* [Source excerpt]
⁂

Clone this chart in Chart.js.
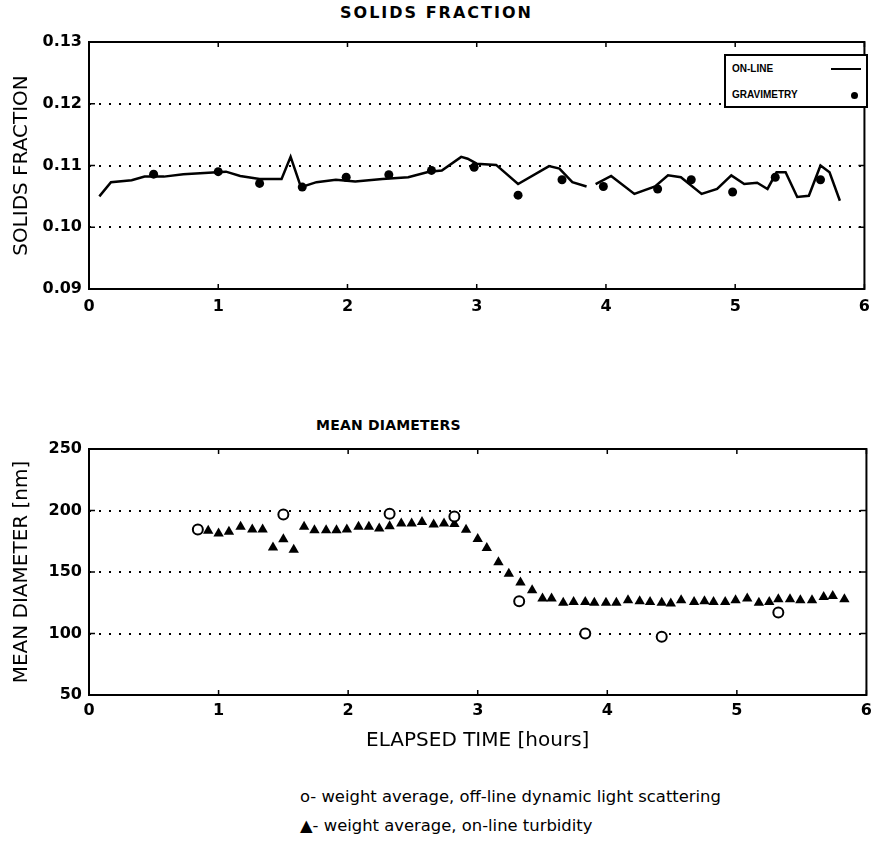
<!DOCTYPE html>
<html>
<head>
<meta charset="utf-8">
<title>Solids fraction and mean diameters</title>
<script src="https://cdn.jsdelivr.net/npm/chart.js@4/dist/chart.umd.min.js"></script>
<style>
    body {
        margin: 0;
        width: 878px;
        height: 865px;
        position: relative;
        overflow: hidden;
        background: #fff;
        color: #000;
        font-family: "DejaVu Sans", sans-serif;
    }
    .chart-wrap { position: absolute; left: 0; width: 878px; }
    #fraction-wrap { top: 0; height: 325px; }
    #diameter-wrap { top: 400px; height: 360px; }
    .panel-title {
        position: absolute;
        font-weight: bold;
        white-space: nowrap;
    }
    #fraction-title { left: 340px; top: 3px; font-size: 16px; letter-spacing: 2px; }
    #diameter-title { left: 316px; top: 417px; font-size: 14px; letter-spacing: 0.2px; }
    .legend-box {
        position: absolute;
        left: 724px;
        top: 54px;
        width: 140px;
        height: 50px;
        border: 2px solid #000;
        background: #fff;
        font-family: "Liberation Sans", Arial, sans-serif;
        font-size: 10px;
        font-weight: bold;
    }
    .legend-row { position: absolute; left: 6px; white-space: nowrap; }
    .legend-line { position: absolute; left: 105px; top: 12px; width: 30px; height: 2px; background: #000; }
    .legend-dot { position: absolute; left: 125px; top: 36px; width: 7px; height: 7px; border-radius: 50%; background: #000; }
    .note {
        position: absolute;
        left: 300px;
        font-size: 16.4px;
        white-space: nowrap;
    }
</style>
</head>
<body>
<div id="fraction-title" class="panel-title">SOLIDS FRACTION</div>
<div id="fraction-wrap" class="chart-wrap"><canvas id="fraction-chart" width="878" height="325"></canvas></div>
<div class="legend-box">
    <div class="legend-row" style="top:7px">ON-LINE</div>
    <div class="legend-line"></div>
    <div class="legend-row" style="top:33px">GRAVIMETRY</div>
    <div class="legend-dot"></div>
</div>
<div id="diameter-title" class="panel-title">MEAN DIAMETERS</div>
<div id="diameter-wrap" class="chart-wrap"><canvas id="diameter-chart" width="878" height="360"></canvas></div>
<div class="note" style="top:787px">o- weight average, off-line dynamic light scattering</div>
<div class="note" style="top:816px">▲- weight average, on-line turbidity</div>

<script>
// --- data ---
const hourTicks = [0, 1, 2, 3, 4, 5, 6];
const fractionTicks = [0.09, 0.10, 0.11, 0.12, 0.13];
const diameterTicks = [50, 100, 150, 200, 250];

// on-line solids fraction (null = gap in the trace)
const onlineHours = [0.08, 0.17, 0.33, 0.43, 0.58, 0.73, 0.99, 1.06, 1.17, 1.32, 1.49, 1.56, 1.64, 1.76, 1.91,
    2.06, 2.27, 2.47, 2.63, 2.73, 2.88, 2.93, 3.00, 3.15, 3.32, 3.56, 3.64, 3.74, 3.85, 3.89,
    3.92, 4.04, 4.22, 4.38, 4.48, 4.58, 4.74, 4.86, 4.97, 5.07, 5.17, 5.25, 5.32, 5.39, 5.48,
    5.57, 5.66, 5.73, 5.81];
const onlineFraction = [0.1050, 0.1073, 0.1076, 0.1082, 0.1082, 0.1086, 0.1089, 0.1090, 0.1083, 0.1078, 0.1078, 0.1114, 0.1065, 0.1073, 0.1077,
    0.1074, 0.1078, 0.1081, 0.1090, 0.1092, 0.1114, 0.1111, 0.1103, 0.1101, 0.1070, 0.1099, 0.1095, 0.1073, 0.1066, null,
    0.1070, 0.1083, 0.1054, 0.1066, 0.1084, 0.1081, 0.1054, 0.1062, 0.1084, 0.1070, 0.1072, 0.1062, 0.1089, 0.1089, 0.1049,
    0.1051, 0.1100, 0.1089, 0.1043];

const gravHours = [0.50, 1.00, 1.32, 1.65, 1.99, 2.32, 2.65, 2.98, 3.32, 3.66, 3.98, 4.40, 4.66, 4.98, 5.31, 5.66];
const gravFraction = [0.1086, 0.1090, 0.1071, 0.1065, 0.1081, 0.1085, 0.1092, 0.1097, 0.1052, 0.1077, 0.1066, 0.1062, 0.1077, 0.1057, 0.1081, 0.1077];

// off-line dynamic light scattering (open circles)
const dlsHours = [0.84, 1.50, 2.32, 2.82, 3.32, 3.83, 4.42, 5.32];
const dlsDiameter = [184.6, 196.8, 197.3, 195.2, 126.2, 100, 97.3, 117];

// on-line turbidity (triangles)
const turbHours = [0.92, 1.00, 1.08, 1.17, 1.26, 1.34, 1.42, 1.50, 1.58, 1.66, 1.74, 1.83, 1.91, 1.99,
    2.08, 2.16, 2.24, 2.32, 2.41, 2.49, 2.57, 2.66, 2.74, 2.82, 2.91, 3.00, 3.07, 3.16, 3.24,
    3.33, 3.42, 3.50, 3.57, 3.66, 3.74, 3.83, 3.90, 3.99, 4.07, 4.16, 4.25, 4.33, 4.42, 4.49,
    4.57, 4.67, 4.75, 4.82, 4.91, 4.99, 5.08, 5.17, 5.25, 5.32, 5.41, 5.49, 5.58, 5.67, 5.74, 5.83];
const turbDiameter = [183.5, 181.4, 182.7, 186.7, 184.6, 184.6, 170, 176.6, 168, 186.7, 184, 184, 184, 184.6,
    186.7, 186.7, 185.4, 187.2, 189.4, 189.4, 190.7, 188.6, 189.4, 189, 184.4, 176.9, 169.6, 158, 148.6,
    141.4, 135.1, 128.4, 128.4, 124.9, 125.7, 125.7, 125.1, 124.9, 124.9, 127, 126.2, 125.7, 124.9, 124.3,
    127, 125.7, 126.2, 125.7, 125.7, 127, 128.4, 124.9, 125.7, 127.8, 127.8, 127, 127, 129.7, 130.5, 127.8];

const toPoints = (xs, ys) => xs.map((x, i) => ({ x: x, y: ys[i] }));

// --- shared styling ---
const tickFont = { family: "'DejaVu Sans', sans-serif", size: 16, weight: 'bold' };
const titleFont = { family: "'DejaVu Sans', sans-serif", size: 20, weight: 'normal' };

// box round the plot plus the short inner tick marks
const framePlugin = {
    id: 'frame',
    afterDraw(chart) {
        const { ctx, chartArea: a, scales } = chart;
        ctx.save();
        ctx.strokeStyle = '#000';
        ctx.lineWidth = 2;
        ctx.strokeRect(a.left, a.top, a.right - a.left, a.bottom - a.top);
        ctx.lineWidth = 1.5;
        ctx.beginPath();
        scales.x.ticks.forEach(t => {
            const px = scales.x.getPixelForValue(t.value);
            ctx.moveTo(px, a.bottom);
            ctx.lineTo(px, a.bottom - 5);
            ctx.moveTo(px, a.top);
            ctx.lineTo(px, a.top + 5);
        });
        scales.y.ticks.forEach(t => {
            const py = scales.y.getPixelForValue(t.value);
            ctx.moveTo(a.left, py);
            ctx.lineTo(a.left + 6, py);
            ctx.moveTo(a.right, py);
            ctx.lineTo(a.right - 6, py);
        });
        ctx.stroke();
        ctx.restore();
    }
};

function hourAxis(labelPadding, title) {
    return {
        type: 'linear',
        min: 0,
        max: 6,
        afterBuildTicks: (scale) => { scale.ticks = hourTicks.map(v => ({ value: v })); },
        afterFit: (scale) => { scale.height = title ? 60 : 30; },
        grid: { display: false, drawTicks: false },
        border: { display: false },
        ticks: { color: '#000', font: tickFont, padding: labelPadding, maxRotation: 0 },
        title: title ? { display: true, text: title, color: '#000', font: titleFont, padding: { top: 0, bottom: 2 } } : { display: false }
    };
}

function valueAxis(tickValues, fmt, title) {
    const lo = tickValues[0];
    const hi = tickValues[tickValues.length - 1];
    return {
        type: 'linear',
        min: lo,
        max: hi,
        afterBuildTicks: (scale) => { scale.ticks = tickValues.map(v => ({ value: v })); },
        afterFit: (scale) => { scale.width = 89; },
        grid: {
            drawTicks: false,
            lineWidth: 2,
            color: (c) => (c.tick && (Math.abs(c.tick.value - lo) < 1e-9 || Math.abs(c.tick.value - hi) < 1e-9)) ? 'rgba(0,0,0,0)' : '#000'
        },
        border: { display: false, dash: [2, 8] },
        ticks: { color: '#000', font: tickFont, padding: 7, callback: fmt },
        title: { display: true, text: title, color: '#000', font: titleFont, padding: { top: 10, bottom: 0 } }
    };
}

const commonOptions = {
    responsive: false,
    animation: false,
    plugins: { legend: { display: false }, title: { display: false }, tooltip: { enabled: false } }
};

// --- top panel: solids fraction ---
new Chart(document.getElementById('fraction-chart'), {
    type: 'scatter',
    data: {
        datasets: [{
            label: 'ON-LINE',
            data: toPoints(onlineHours, onlineFraction),
            showLine: true,
            spanGaps: false,
            borderColor: '#000',
            borderWidth: 2.5,
            pointRadius: 0,
            tension: 0
        }, {
            label: 'GRAVIMETRY',
            data: toPoints(gravHours, gravFraction),
            pointStyle: 'circle',
            pointRadius: 4.5,
            backgroundColor: '#000',
            borderColor: '#000',
            borderWidth: 0
        }]
    },
    options: {
        ...commonOptions,
        layout: { padding: { top: 42, right: 6, bottom: 6, left: 0 } },
        scales: {
            x: hourAxis(8, null),
            y: valueAxis(fractionTicks, (v) => Number(v).toFixed(2), 'SOLIDS FRACTION')
        }
    },
    plugins: [framePlugin]
});

// --- bottom panel: mean diameters ---
new Chart(document.getElementById('diameter-chart'), {
    type: 'scatter',
    data: {
        datasets: [{
            label: 'off-line dynamic light scattering',
            data: toPoints(dlsHours, dlsDiameter),
            pointStyle: 'circle',
            pointRadius: 5,
            backgroundColor: '#fff',
            borderColor: '#000',
            borderWidth: 2
        }, {
            label: 'on-line turbidity',
            data: toPoints(turbHours, turbDiameter),
            pointStyle: 'triangle',
            pointRadius: 6,
            backgroundColor: '#000',
            borderColor: '#000',
            borderWidth: 0
        }]
    },
    options: {
        ...commonOptions,
        layout: { padding: { top: 49, right: 6, bottom: 5, left: 0 } },
        scales: {
            x: hourAxis(6, 'ELAPSED TIME [hours]'),
            y: valueAxis(diameterTicks, (v) => String(v), 'MEAN DIAMETER [nm]')
        }
    },
    plugins: [framePlugin]
});
</script>
</body>
</html>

⁂

* [Written exercise]
Go through the data above and find the lines with the word "chart". Copy each of those lines.

* [Task answer]
Clone this chart in Chart.js.
<script src="https://cdn.jsdelivr.net/npm/chart.js@4/dist/chart.umd.min.js"></script>
    .chart-wrap { position: absolute; left: 0; width: 878px; }
<div id="fraction-wrap" class="chart-wrap"><canvas id="fraction-chart" width="878" height="325"></canvas></div>
<div id="diameter-wrap" class="chart-wrap"><canvas id="diameter-chart" width="878" height="360"></canvas></div>
    afterDraw(chart) {
        const { ctx, chartArea: a, scales } = chart;
new Chart(document.getElementById('fraction-chart'), {
new Chart(document.getElementById('diameter-chart'), {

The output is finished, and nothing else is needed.